What is, then?  Admittedly it’s not too easy for us to see.  (Genêt himself acknowledged that his plays were not elegant.)  And audiences of an essentially Anglo-Saxon post-Protestant culture will always have problems in perceiving him as a dramatist.  First, there could hardly be two languages whose registrations lie farther apart than English and French.  Then, and in a particularly Genêtesque fashion, even where the spoken French is down and dirty, it obstinately remains a Classical language.  And Genêt’s French has religious, specifically Catholic, resonances too.  These cultural differences can obscure for us how essentially social-realist a dramatist he is.  We’ve been misrouted rather into seeing (and hearing) his drama as an enactment layered with artifice and pretence - hence perhaps the mirage of casting The Maids with men. Even more foreign to us, is the sacramental nature of the emotions his characters feel - for each other and about themselves.  It all adds up to something we loosely call a ‘theatre of ritual’;  and the hazily-glimpsed ghost of Artaud is drifting about in it somewhere.  It’s hardly surprising if we’re tempted to adopt a ‘liturgical’ style in staging his works.

Thus we risk losing sight of his characters as psychological individuals, in their social and political contexts.  To our Anglo-Saxon secular temper, these figures in their ‘sacramentalizing’ attitudes, in their language of loathing and longing, seem gesturing, self-elevated, hieratic.  (Perhaps the true ghost here is not Artaud so much, as Racine...)  What we’re in danger of missing is that, to Genêt and his characters, these sacramental emotions are primary, visceral; they’re (in a Protestant poet’s words) ‘the fury and the mire of human veins’.   

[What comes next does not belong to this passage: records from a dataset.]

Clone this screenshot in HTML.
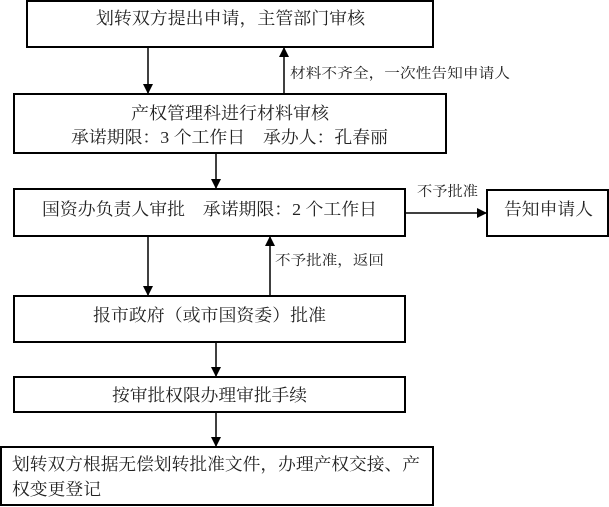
<!DOCTYPE html>
<html><head><meta charset="utf-8"><style>
html,body{margin:0;padding:0;background:#fff;width:609px;height:507px;overflow:hidden}
svg{display:block}
text{font-family:"Liberation Serif","Noto Serif CJK SC",serif;fill:#222}
.b{font-size:17px}
.s{font-size:14px}
</style></head><body>
<svg width="609" height="507" viewBox="0 0 609 507" xmlns="http://www.w3.org/2000/svg">
<defs><marker id="a" markerWidth="10" markerHeight="10" refX="9" refY="5" orient="auto" markerUnits="userSpaceOnUse"><path d="M0,0 L10,5 L0,10 z" fill="#000"/></marker></defs>
<g fill="none" stroke="#000" stroke-width="2">
<rect x="27" y="1" width="406" height="46"/>
<rect x="14" y="94" width="432" height="59"/>
<rect x="14" y="189" width="391" height="47"/>
<rect x="487" y="190" width="121" height="46"/>
<rect x="14" y="296" width="391" height="46"/>
<rect x="14" y="377" width="391" height="35"/>
<rect x="1" y="447" width="432" height="58"/>
</g>
<g stroke="#000" stroke-width="1.5" marker-end="url(#a)">
<line x1="148" y1="47" x2="148" y2="93"/>
<line x1="284" y1="94" x2="284" y2="48"/>
<line x1="216" y1="153" x2="216" y2="188"/>
<line x1="405" y1="213" x2="486" y2="213"/>
<line x1="148" y1="236" x2="148" y2="295"/>
<line x1="270" y1="296" x2="270" y2="237"/>
<line x1="216" y1="342" x2="216" y2="376"/>
<line x1="216" y1="412" x2="216" y2="446"/>
</g>
<text class="b" x="96" y="24" textLength="269" lengthAdjust="spacingAndGlyphs">划转双方提出申请，主管部门审核</text>
<text class="s" x="290" y="78" textLength="220" lengthAdjust="spacingAndGlyphs">材料不齐全，一次性告知申请人</text>
<text class="b" x="131" y="119" textLength="198" lengthAdjust="spacingAndGlyphs">产权管理科进行材料审核</text>
<text class="b" x="71" y="143" textLength="317" lengthAdjust="spacingAndGlyphs">承诺期限：3 个工作日　承办人：孔春丽</text>
<text class="b" x="42" y="215" textLength="335" lengthAdjust="spacingAndGlyphs">国资办负责人审批　承诺期限：2 个工作日</text>
<text class="s" x="417" y="196" textLength="61" lengthAdjust="spacingAndGlyphs">不予批准</text>
<text class="b" x="504" y="215" textLength="89" lengthAdjust="spacingAndGlyphs">告知申请人</text>
<text class="s" x="275" y="265" textLength="109" lengthAdjust="spacingAndGlyphs">不予批准，返回</text>
<text class="b" x="93" y="321" textLength="233" lengthAdjust="spacingAndGlyphs">报市政府（或市国资委）批准</text>
<text class="b" x="112" y="401" textLength="195" lengthAdjust="spacingAndGlyphs">按审批权限办理审批手续</text>
<text class="b" x="12" y="470" textLength="408" lengthAdjust="spacingAndGlyphs">划转双方根据无偿划转批准文件，办理产权交接、产</text>
<text class="b" x="12" y="495" textLength="89" lengthAdjust="spacingAndGlyphs">权变更登记</text>
</svg>
</body></html>
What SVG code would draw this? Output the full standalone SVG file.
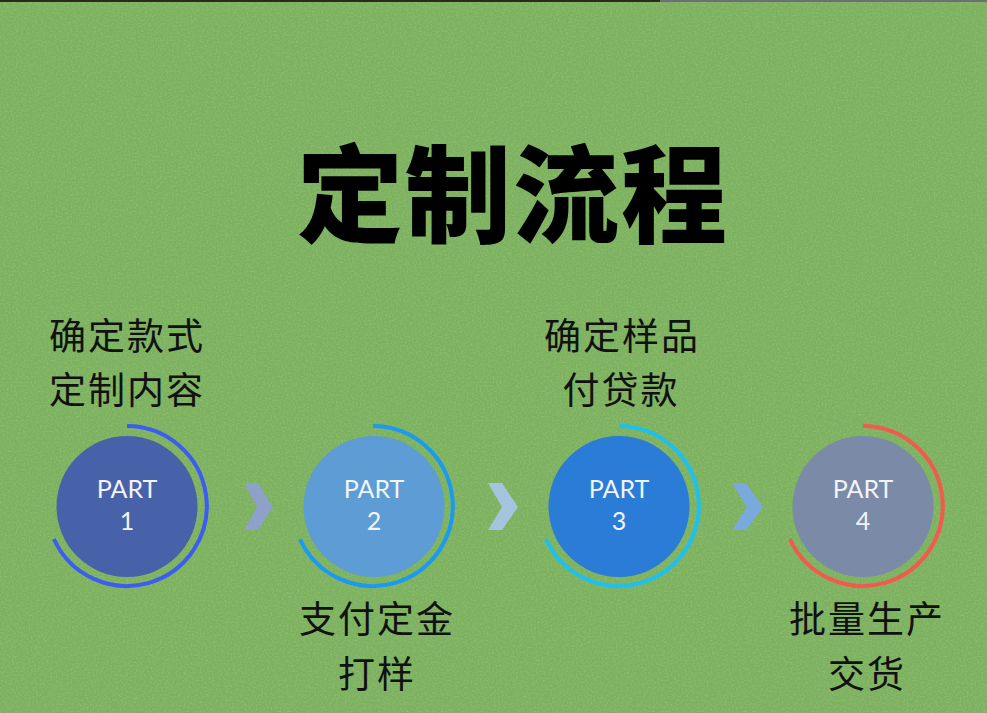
<svg xmlns="http://www.w3.org/2000/svg" width="987" height="713" viewBox="0 0 987 713">
<defs>
<filter id="grain" x="0" y="0" width="100%" height="100%">
<feTurbulence type="fractalNoise" baseFrequency="0.55" numOctaves="2" seed="7" result="n"/>
<feColorMatrix in="n" type="matrix" values="0 0 0 0 0.75  0 0 0 0 0.9  0 0 0 0 0.45  0 0 0 1.1 -0.45"/>
</filter>
<style>
.title{font-family:"Noto Sans CJK SC","Noto Sans",sans-serif;font-weight:900;font-size:106px;fill:#000;text-anchor:middle;letter-spacing:2px}
.lbl{font-family:"Noto Sans CJK SC","Noto Sans",sans-serif;font-weight:400;font-size:37px;fill:#111;text-anchor:middle;letter-spacing:2px}
.part{font-family:Lato,"Open Sans",sans-serif;font-size:25px;fill:#f2f4f8;text-anchor:middle}
.ring{fill:none;stroke-width:4}
</style>
</defs>
<rect width="987" height="713" fill="#7cb160"/>
<rect width="987" height="713" filter="url(#grain)" opacity="0.35"/>
<rect x="0" y="0" width="660" height="2" fill="#2a2a1a"/>
<rect x="660" y="0" width="327" height="2" fill="#6e6e78"/>

<text class="title" x="513" y="234">定制流程</text>

<g id="connectors">
<polygon points="244,483 258,483 273,507 258,530 244,530 257,507" fill="#8f9ddc" opacity="0.85"/>
<polygon points="488,483 502,483 518,507 502,530 488,530 502,507" fill="#a9c5ea" opacity="0.9"/>
<polygon points="732,483 746,483 763,507 746,530 732,530 747,507" fill="#79a8ea" opacity="0.9"/>
</g>

<g id="step1">
<text class="lbl" x="127" y="350">确定款式</text>
<text class="lbl" x="127" y="404">定制内容</text>
<path class="ring" stroke="#3d5cf2" d="M127,426 A80,80 0 1 1 53.9,539"/>
<circle cx="127" cy="506.5" r="70.5" fill="#4862a9"/>
<text class="part" x="127" y="498">PART</text>
<text class="part" x="127" y="530">1</text>
</g>

<g id="step2">
<path class="ring" stroke="#1a9af2" d="M373,426 A80,80 0 1 1 299.9,539"/>
<circle cx="374" cy="506.5" r="70.5" fill="#5d9cd4"/>
<text class="part" x="374" y="498">PART</text>
<text class="part" x="374" y="530">2</text>
<text class="lbl" x="377" y="633">支付定金</text>
<text class="lbl" x="377" y="688">打样</text>
</g>

<g id="step3">
<text class="lbl" x="622" y="350">确定样品</text>
<text class="lbl" x="621" y="404">付贷款</text>
<path class="ring" stroke="#1ec0f2" d="M619,426 A80,80 0 1 1 545.9,539"/>
<circle cx="619" cy="506.5" r="70.5" fill="#2a7cd6"/>
<text class="part" x="619" y="498">PART</text>
<text class="part" x="619" y="530">3</text>
</g>

<g id="step4">
<path class="ring" stroke="#f25a4c" d="M863,426 A80,80 0 1 1 789.9,539"/>
<circle cx="863" cy="506.5" r="70.5" fill="#7a8aa7"/>
<text class="part" x="863" y="498">PART</text>
<text class="part" x="863" y="530">4</text>
<text class="lbl" x="867" y="633">批量生产</text>
<text class="lbl" x="867" y="688">交货</text>
</g>
</svg>
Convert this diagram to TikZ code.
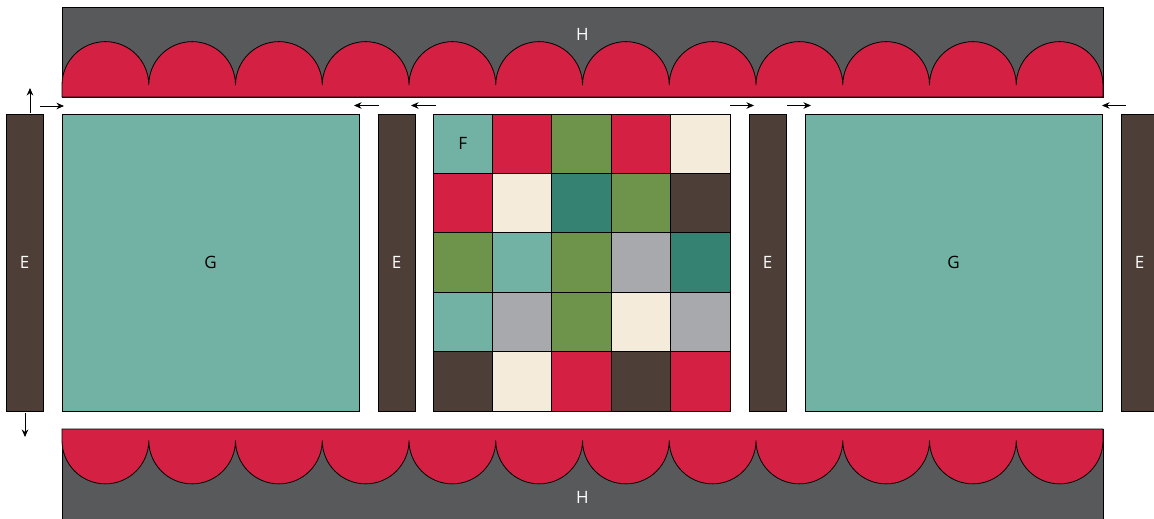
\documentclass[tikz,border=0pt]{standalone}
\usepackage{fontspec}
\setmainfont{Open Sans}
\usetikzlibrary{arrows.meta}
\definecolor{cteal}{HTML}{72B2A4}
\definecolor{cred}{HTML}{D42043}
\definecolor{cgreen}{HTML}{6E944C}
\definecolor{cdteal}{HTML}{358272}
\definecolor{ccream}{HTML}{F4EBDB}
\definecolor{cgray}{HTML}{A8A9AD}
\definecolor{cbrown}{HTML}{4E3E38}
\definecolor{cpanel}{HTML}{58595B}
\tikzset{
  box/.style={draw=black, line width=0.8pt, inner sep=0pt, font=\fontsize{17}{20}\selectfont},
  ebar/.style={box, fill=cbrown, text=white, minimum width=37pt, minimum height=297pt},
  gbox/.style={box, fill=cteal, text=black, minimum width=297pt, minimum height=297pt},
  cell/.style={box, minimum width=59.4pt, minimum height=59.4pt},
  panel/.style={box, fill=cpanel, text=white, minimum width=1041pt, minimum height=90pt},
  scallop/.style={fill=cred, draw=black, line width=0.8pt},
  lbl/.style={font=\fontsize{17}{20}\selectfont},
  arr/.style={-{Stealth[length=7.5pt,width=6.5pt]}, line width=0.8pt, black},
}
\begin{document}
\begin{tikzpicture}[x=1pt,y=-1pt]
\useasboundingbox (0,0) rectangle (1154,519);
% top panel
\node[panel] (ptop) at (582.5,52) {};
\path[scallop] (62,97) -- (62,85)
  \foreach \i in {0,...,11} { arc (180:360:43.375) } -- (1103,97) -- cycle;
\node[lbl, text=white] (htop) at (582.5,34) {H};
% bottom panel
\node[panel] (pbot) at (582.5,474.5) {};
\path[scallop] (62,429) -- (62,440.5)
  \foreach \i in {0,...,11} { arc (180:0:43.375) } -- (1103,429) -- cycle;
\node[lbl, text=white] (hbot) at (582.5,497) {H};
% E bars
\node[ebar] (e1) at (24.5,262.5) {E};
\node[ebar] (e2) at (396.5,262.5) {E};
\node[ebar] (e3) at (767.5,262.5) {E};
\node[ebar] (e4) at (1139.5,262.5) {E};
% G boxes
\node[gbox] (g1) at (210.5,262.5) {G};
\node[gbox] (g2) at (953.5,262.5) {G};
% grid
\foreach \r/\cols in {0/{cteal,cred,cgreen,cred,ccream},
                      1/{cred,ccream,cdteal,cgreen,cbrown},
                      2/{cgreen,cteal,cgreen,cgray,cdteal},
                      3/{cteal,cgray,cgreen,ccream,cgray},
                      4/{cbrown,ccream,cred,cbrown,cred}} {
  \foreach \col [count=\c from 0] in \cols {
    \node[cell, fill=\col] (c\r\c) at ({433+59.4*(\c+0.5)},{114+59.4*(\r+0.5)}) {};
  }
}
\node[lbl] (f) at (c00) {F};
% arrows
\coordinate (a1s) at (30,113); \coordinate (a1e) at (30,88);
\coordinate (a2s) at (40,106); \coordinate (a2e) at (64,106);
\coordinate (a3s) at (379,105.5); \coordinate (a3e) at (354,105.5);
\coordinate (a4s) at (436,105.5); \coordinate (a4e) at (411,105.5);
\coordinate (a5s) at (730,105.5); \coordinate (a5e) at (754,105.5);
\coordinate (a6s) at (787,105.5); \coordinate (a6e) at (811,105.5);
\coordinate (a7s) at (1126,105.5); \coordinate (a7e) at (1102,105.5);
\coordinate (a8s) at (25,413); \coordinate (a8e) at (25,437);
\foreach \k in {1,...,8} { \draw[arr] (a\k s) -- (a\k e); }
\end{tikzpicture}
\end{document}
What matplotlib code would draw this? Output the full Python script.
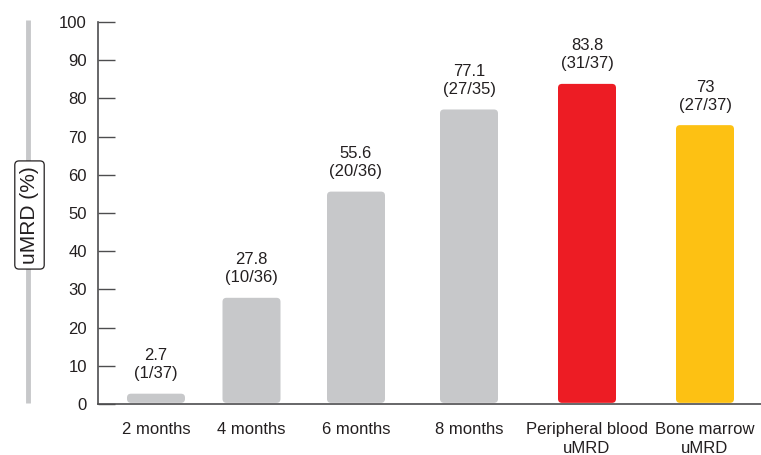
import matplotlib
matplotlib.use("Agg")
import matplotlib.pyplot as plt
from matplotlib.patches import FancyBboxPatch
from matplotlib.lines import Line2D

plt.rcParams['font.family'] = ['Liberation Sans', 'DejaVu Sans']

# uMRD rates by time point / sample type
categories = ['2 months', '4 months', '6 months', '8 months',
              'Peripheral blood\nuMRD', 'Bone marrow\nuMRD']
rates = [2.7, 27.8, 55.6, 77.1, 83.8, 73]
counts = ['(1/37)', '(10/36)', '(20/36)', '(27/35)', '(31/37)', '(27/37)']

GREY = '#c7c8ca'
colors = [GREY, GREY, GREY, GREY, '#ed1c24', '#fdc113']
TEXT = '#231f20'
AXIS = '#4d4d4f'

# bar centres in pixel units along the axis (0 = y axis)
xpos = [58, 153.5, 258, 371, 489, 607]
bar_w = 58

W, H = 761, 455
fig = plt.figure(figsize=(W / 100, H / 100), dpi=100)
ax = fig.add_axes([98 / W, (H - 404) / H, 1 - 98 / W, 382 / H])
ax.set_xlim(0, W - 98)
ax.set_ylim(0, 100)

# y units per pixel vs x units per pixel, for round corners
aspect = 100 / 382
for x, v, n, c in zip(xpos, rates, counts, colors):
    p = FancyBboxPatch((x - bar_w / 2, 0.3), bar_w, v - 0.3,
                       boxstyle='round,pad=0,rounding_size=4',
                       mutation_aspect=aspect, fc=c, ec='none', zorder=2)
    ax.add_patch(p)
    ax.annotate(f'{v:g}\n{n}', (x, v), xytext=(0, 9), textcoords='offset points',
                ha='center', va='bottom', fontsize=12, color=TEXT, linespacing=1.25)

for s in ['top', 'right']:
    ax.spines[s].set_visible(False)
for s in ['left', 'bottom']:
    ax.spines[s].set_color(AXIS)
    ax.spines[s].set_linewidth(1.2)

ax.set_yticks(range(0, 101, 10))
ax.tick_params(axis='y', direction='in', length=12, width=1, color=AXIS,
               pad=8, labelsize=12, labelcolor=TEXT)
ax.set_xticks(xpos)
ax.set_xticklabels(categories)
ax.tick_params(axis='x', length=0, pad=13, labelsize=12, labelcolor=TEXT)
for lab in ax.get_xticklabels():
    lab.set_linespacing(1.3)

# grey rule with the boxed axis title on top of it
fig.add_artist(Line2D([28 / W, 28 / W], [(H - 20) / H, (H - 403) / H],
                      color=GREY, lw=3.5, solid_capstyle='butt'))
fig.text(29.5 / W, (H - 215) / H, 'uMRD (%)', rotation=90, ha='center', va='center',
         fontsize=15, color=TEXT,
         bbox=dict(boxstyle='round,pad=0.25,rounding_size=0.2', fc='white',
                   ec=TEXT, lw=0.9))

fig.savefig('out.png', dpi=100)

Genêt’s private sexuality is hereby transmuted to a matter of great public meaning.  France’s more liberal Code Napoléon notwithstanding, he grew up as a homosexual boy the transgresssive way - in reformatories and prisons, himself a victim of sexual abuse, and later himself selling sex.  Early he learned in his own gut the lusts and myths of men;  with his own flesh he celebrated sacraments that may be rôle-playing but are certainly not artifice nor really pretence, for they come from the core of desire (for one of the participants, at least).  And in that school, (where more boys go than we like to think), he learned to see for sure what a ‘pornography of power’ our institutions are. 

But he knew the merciless glory of his condition too.  He knew wonderfully well the beauty of his own gender - the beauty, and the cruelty of that beauty.  He iconized; and in that very act, he knew his own abjection.  So it is with these maids.  And their pain is murderous.